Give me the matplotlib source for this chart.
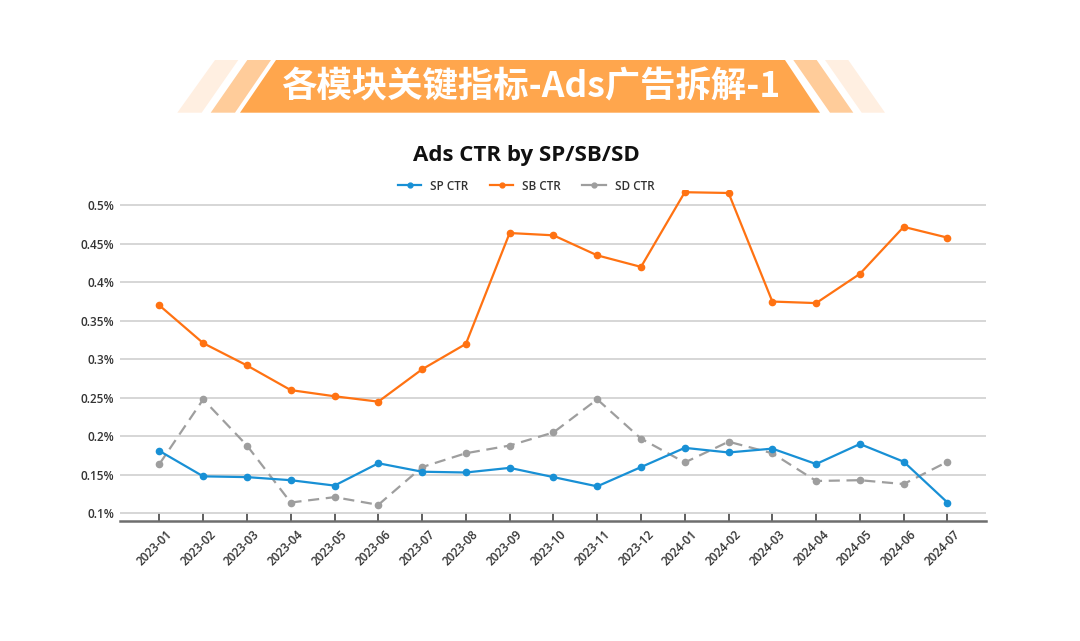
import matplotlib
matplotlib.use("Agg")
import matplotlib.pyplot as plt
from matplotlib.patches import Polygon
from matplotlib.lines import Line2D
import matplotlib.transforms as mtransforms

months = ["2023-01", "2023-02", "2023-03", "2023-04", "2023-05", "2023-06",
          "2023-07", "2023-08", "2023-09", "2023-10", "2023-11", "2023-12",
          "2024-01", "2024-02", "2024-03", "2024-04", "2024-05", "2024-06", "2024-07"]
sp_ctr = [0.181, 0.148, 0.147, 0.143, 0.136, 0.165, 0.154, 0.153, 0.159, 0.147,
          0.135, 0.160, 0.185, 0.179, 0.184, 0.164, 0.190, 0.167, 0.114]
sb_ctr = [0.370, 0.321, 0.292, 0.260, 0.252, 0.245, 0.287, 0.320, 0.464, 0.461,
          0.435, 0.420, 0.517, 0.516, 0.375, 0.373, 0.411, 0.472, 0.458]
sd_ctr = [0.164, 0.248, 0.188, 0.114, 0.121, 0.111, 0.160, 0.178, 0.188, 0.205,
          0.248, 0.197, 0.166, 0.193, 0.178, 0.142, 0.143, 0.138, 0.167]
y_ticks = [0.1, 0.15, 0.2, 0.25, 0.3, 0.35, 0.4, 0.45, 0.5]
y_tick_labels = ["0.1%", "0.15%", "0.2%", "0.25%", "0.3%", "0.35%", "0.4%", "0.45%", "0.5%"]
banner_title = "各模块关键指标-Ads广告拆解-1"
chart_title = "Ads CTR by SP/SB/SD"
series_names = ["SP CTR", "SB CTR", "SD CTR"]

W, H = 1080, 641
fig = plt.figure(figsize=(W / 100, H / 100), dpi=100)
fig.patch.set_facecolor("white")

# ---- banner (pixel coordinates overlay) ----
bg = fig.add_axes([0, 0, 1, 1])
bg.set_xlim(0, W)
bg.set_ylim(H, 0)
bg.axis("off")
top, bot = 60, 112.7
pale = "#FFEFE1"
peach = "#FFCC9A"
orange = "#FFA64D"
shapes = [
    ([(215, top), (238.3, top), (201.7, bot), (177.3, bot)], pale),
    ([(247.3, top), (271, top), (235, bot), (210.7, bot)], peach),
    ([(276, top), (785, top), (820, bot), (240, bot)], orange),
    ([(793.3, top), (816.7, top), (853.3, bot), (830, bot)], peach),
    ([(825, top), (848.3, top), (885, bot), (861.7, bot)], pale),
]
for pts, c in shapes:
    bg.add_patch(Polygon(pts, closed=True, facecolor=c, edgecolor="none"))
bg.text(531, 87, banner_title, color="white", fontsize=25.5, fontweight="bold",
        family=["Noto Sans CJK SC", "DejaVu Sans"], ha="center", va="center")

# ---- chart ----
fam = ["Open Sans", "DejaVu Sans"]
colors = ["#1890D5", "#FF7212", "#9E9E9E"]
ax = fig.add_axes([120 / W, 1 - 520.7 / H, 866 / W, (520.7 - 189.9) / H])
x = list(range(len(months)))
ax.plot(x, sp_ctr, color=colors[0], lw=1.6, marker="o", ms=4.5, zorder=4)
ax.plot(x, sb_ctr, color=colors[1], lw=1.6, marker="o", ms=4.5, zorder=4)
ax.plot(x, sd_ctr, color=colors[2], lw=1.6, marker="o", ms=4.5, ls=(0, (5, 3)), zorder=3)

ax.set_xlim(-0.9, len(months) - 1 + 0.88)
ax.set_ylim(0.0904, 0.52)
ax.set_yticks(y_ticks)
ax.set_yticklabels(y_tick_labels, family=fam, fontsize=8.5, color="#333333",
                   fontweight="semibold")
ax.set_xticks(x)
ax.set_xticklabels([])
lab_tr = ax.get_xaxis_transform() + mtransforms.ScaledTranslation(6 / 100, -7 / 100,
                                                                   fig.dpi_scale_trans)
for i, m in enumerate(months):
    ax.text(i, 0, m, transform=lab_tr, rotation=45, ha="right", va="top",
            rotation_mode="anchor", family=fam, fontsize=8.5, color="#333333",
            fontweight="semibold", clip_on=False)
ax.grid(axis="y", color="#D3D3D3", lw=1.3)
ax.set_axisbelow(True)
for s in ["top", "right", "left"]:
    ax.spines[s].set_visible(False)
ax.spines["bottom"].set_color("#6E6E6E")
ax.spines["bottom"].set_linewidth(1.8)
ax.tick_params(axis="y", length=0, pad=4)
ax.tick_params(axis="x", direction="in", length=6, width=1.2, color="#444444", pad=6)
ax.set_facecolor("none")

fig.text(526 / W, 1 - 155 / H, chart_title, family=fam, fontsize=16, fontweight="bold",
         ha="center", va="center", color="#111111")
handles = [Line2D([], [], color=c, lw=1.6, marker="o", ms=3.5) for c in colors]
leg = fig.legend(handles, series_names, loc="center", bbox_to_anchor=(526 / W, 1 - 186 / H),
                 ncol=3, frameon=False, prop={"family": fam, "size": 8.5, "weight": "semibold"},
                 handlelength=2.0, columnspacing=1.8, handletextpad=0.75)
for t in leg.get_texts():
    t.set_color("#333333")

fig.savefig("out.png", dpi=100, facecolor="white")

* [Set task] Copy the material exactly. Do not include the pictures.

* [Response below]
Give me the matplotlib source for this chart.
import matplotlib
matplotlib.use("Agg")
import matplotlib.pyplot as plt
from matplotlib.patches import Polygon
from matplotlib.lines import Line2D
import matplotlib.transforms as mtransforms

months = ["2023-01", "2023-02", "2023-03", "2023-04", "2023-05", "2023-06",
          "2023-07", "2023-08", "2023-09", "2023-10", "2023-11", "2023-12",
          "2024-01", "2024-02", "2024-03", "2024-04", "2024-05", "2024-06", "2024-07"]
sp_ctr = [0.181, 0.148, 0.147, 0.143, 0.136, 0.165, 0.154, 0.153, 0.159, 0.147,
          0.135, 0.160, 0.185, 0.179, 0.184, 0.164, 0.190, 0.167, 0.114]
sb_ctr = [0.370, 0.321, 0.292, 0.260, 0.252, 0.245, 0.287, 0.320, 0.464, 0.461,
          0.435, 0.420, 0.517, 0.516, 0.375, 0.373, 0.411, 0.472, 0.458]
sd_ctr = [0.164, 0.248, 0.188, 0.114, 0.121, 0.111, 0.160, 0.178, 0.188, 0.205,
          0.248, 0.197, 0.166, 0.193, 0.178, 0.142, 0.143, 0.138, 0.167]
y_ticks = [0.1, 0.15, 0.2, 0.25, 0.3, 0.35, 0.4, 0.45, 0.5]
y_tick_labels = ["0.1%", "0.15%", "0.2%", "0.25%", "0.3%", "0.35%", "0.4%", "0.45%", "0.5%"]
banner_title = "各模块关键指标-Ads广告拆解-1"
chart_title = "Ads CTR by SP/SB/SD"
series_names = ["SP CTR", "SB CTR", "SD CTR"]

W, H = 1080, 641
fig = plt.figure(figsize=(W / 100, H / 100), dpi=100)
fig.patch.set_facecolor("white")

# ---- banner (pixel coordinates overlay) ----
bg = fig.add_axes([0, 0, 1, 1])
bg.set_xlim(0, W)
bg.set_ylim(H, 0)
bg.axis("off")
top, bot = 60, 112.7
pale = "#FFEFE1"
peach = "#FFCC9A"
orange = "#FFA64D"
shapes = [
    ([(215, top), (238.3, top), (201.7, bot), (177.3, bot)], pale),
    ([(247.3, top), (271, top), (235, bot), (210.7, bot)], peach),
    ([(276, top), (785, top), (820, bot), (240, bot)], orange),
    ([(793.3, top), (816.7, top), (853.3, bot), (830, bot)], peach),
    ([(825, top), (848.3, top), (885, bot), (861.7, bot)], pale),
]
for pts, c in shapes:
    bg.add_patch(Polygon(pts, closed=True, facecolor=c, edgecolor="none"))
bg.text(531, 87, banner_title, color="white", fontsize=25.5, fontweight="bold",
        family=["Noto Sans CJK SC", "DejaVu Sans"], ha="center", va="center")

# ---- chart ----
fam = ["Open Sans", "DejaVu Sans"]
colors = ["#1890D5", "#FF7212", "#9E9E9E"]
ax = fig.add_axes([120 / W, 1 - 520.7 / H, 866 / W, (520.7 - 189.9) / H])
x = list(range(len(months)))
ax.plot(x, sp_ctr, color=colors[0], lw=1.6, marker="o", ms=4.5, zorder=4)
ax.plot(x, sb_ctr, color=colors[1], lw=1.6, marker="o", ms=4.5, zorder=4)
ax.plot(x, sd_ctr, color=colors[2], lw=1.6, marker="o", ms=4.5, ls=(0, (5, 3)), zorder=3)

ax.set_xlim(-0.9, len(months) - 1 + 0.88)
ax.set_ylim(0.0904, 0.52)
ax.set_yticks(y_ticks)
ax.set_yticklabels(y_tick_labels, family=fam, fontsize=8.5, color="#333333",
                   fontweight="semibold")
ax.set_xticks(x)
ax.set_xticklabels([])
lab_tr = ax.get_xaxis_transform() + mtransforms.ScaledTranslation(6 / 100, -7 / 100,
                                                                   fig.dpi_scale_trans)
for i, m in enumerate(months):
    ax.text(i, 0, m, transform=lab_tr, rotation=45, ha="right", va="top",
            rotation_mode="anchor", family=fam, fontsize=8.5, color="#333333",
            fontweight="semibold", clip_on=False)
ax.grid(axis="y", color="#D3D3D3", lw=1.3)
ax.set_axisbelow(True)
for s in ["top", "right", "left"]:
    ax.spines[s].set_visible(False)
ax.spines["bottom"].set_color("#6E6E6E")
ax.spines["bottom"].set_linewidth(1.8)
ax.tick_params(axis="y", length=0, pad=4)
ax.tick_params(axis="x", direction="in", length=6, width=1.2, color="#444444", pad=6)
ax.set_facecolor("none")

fig.text(526 / W, 1 - 155 / H, chart_title, family=fam, fontsize=16, fontweight="bold",
         ha="center", va="center", color="#111111")
handles = [Line2D([], [], color=c, lw=1.6, marker="o", ms=3.5) for c in colors]
leg = fig.legend(handles, series_names, loc="center", bbox_to_anchor=(526 / W, 1 - 186 / H),
                 ncol=3, frameon=False, prop={"family": fam, "size": 8.5, "weight": "semibold"},
                 handlelength=2.0, columnspacing=1.8, handletextpad=0.75)
for t in leg.get_texts():
    t.set_color("#333333")

fig.savefig("out.png", dpi=100, facecolor="white")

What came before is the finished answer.